I entered the emergency room where a nun took care of my little wound. She wanted to know what had happened. She listened and then said I could not be released because it was an accident. She said I would have to see an officer of the law and she instructed me where to go. I went to a room where a placard indicated there was a representative of the law. The driver did not like this because it would not look good on his record. I was asked where I lived and other information. The driver gave his license number and I was released.

We went back to the hotel and decided to rest for the balance of the afternoon.

The next day we visited the excavation at Pompeii where a guide told us about the various buildings and ruins. I needed to go back to the hotel for a good reason. I had contacted a virus and was in great discomfort, but the guide insisted on showing us the most interesting parts. Then he insisted on taking us to a store where all kinds of souvenirs were being sold.

The next day we visited Sorrento and had dinner at a beautiful restaurant high up on a hill. Tables were set outside overlooking the bay. It was a beautiful sight with the sun filtering through a canopy covering the patio. My husband ordered a sumptuous fish dinner while I had to content myself with boiled rice. I did not dare order rich food since I didn't want to aggravate my condition.

That same day, late in the afternoon, we left for Rome. When we descended from the train it was raining very hard. By the time we were able to hire a taxi, we were all wet. We found a hotel and approached the desk looking like fish pulled out of pond. I could see that the clerk was not willing to have us as guests but he could not deny us lodging without a sound reason. Begrudgingly he assigned a room to us.

The next morning we went on a tour of the city. We had arranged with my husband's brothers to meet us at the railroad station late in the afternoon so they could travel the 900 kilometers with us to Milan. The train was packed and a lot of passengers had to stand up. One of my sisters-in-law sat in the middle of the aisle on her suitcase.

While in Milan we stayed with my husband's brother and his sister's sons showed us around. They owned a car. My sister-in- law's husband accompanied us everywhere. He was a very outgoing, congenial person.

On Sunday we visited my husband's younger brother who lived in a nearby town. Everyone saw to it that we had a good time and we felt very welcome.

The Duomo, the famous Milan Cathedral, left a lasting impression with its famous artwork. Every carved stone, every column is unique. I asked when that beautiful majestic piece of work had been produced and no one seemed to know.

In Milan we saw many interesting things. LaScala, the famous opera house, was one of our stops.

I was impressed by the cemetery of the rich with marble and bronze statues, the Tomb of Toscannini and other famous people.

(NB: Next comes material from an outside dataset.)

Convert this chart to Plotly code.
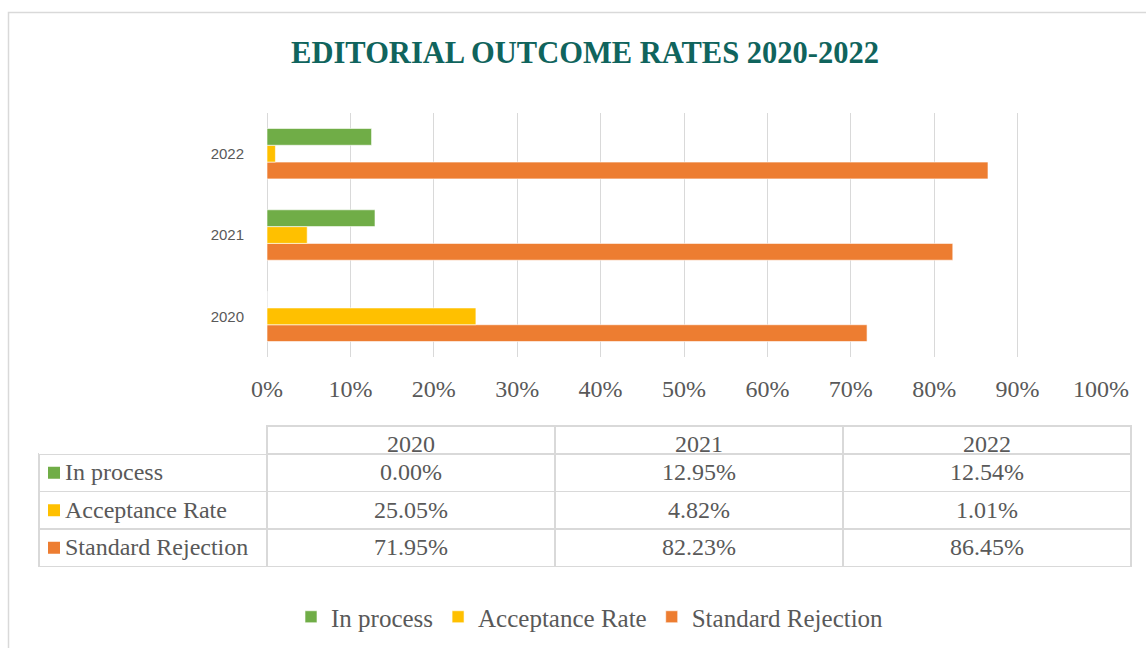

I had noticed, in the home of my sister-in-law, that their windows were without screens and yet there were no flies. It was late summer so the windows were open. I asked my sister-in-law if they sprayed in the city, but she said that while people slept at night the city was washed down by pumps. My brother-in-law lived in a very comfortable apartment with all improvements. I took a bath and washed my hair for the first time after my ill-fated permanent. After my hair was washed I had the most beautiful head of hair, wavy and shining.

Finally came the time to leave. Again we had to say good-by and everyone made us promise to write.

On the train, as we headed toward France, we were tired but very happy. Our visit had been very successful. Seated for another long train ride I was very much absorbed in my thoughts. I was sad because I had left so many loveable people behind. The old country with the magic charm of old memory, the deep roots of my ancestry, the beauty of the mountains and valleys, the blue sky, brooks, lakes, trees and grass - all this kept churning in my mind.

We had promised to come again when my husband retired. We wanted to go back for a whole year, to really relive our early years. But all this beautiful dream - would it ever come to pass? The future was not up to us to decide. We could only dream and hope. Two or three days with each family were not sufficient time to fill in all of the past years.

All these and other thoughts seemed to make the ride back shorter.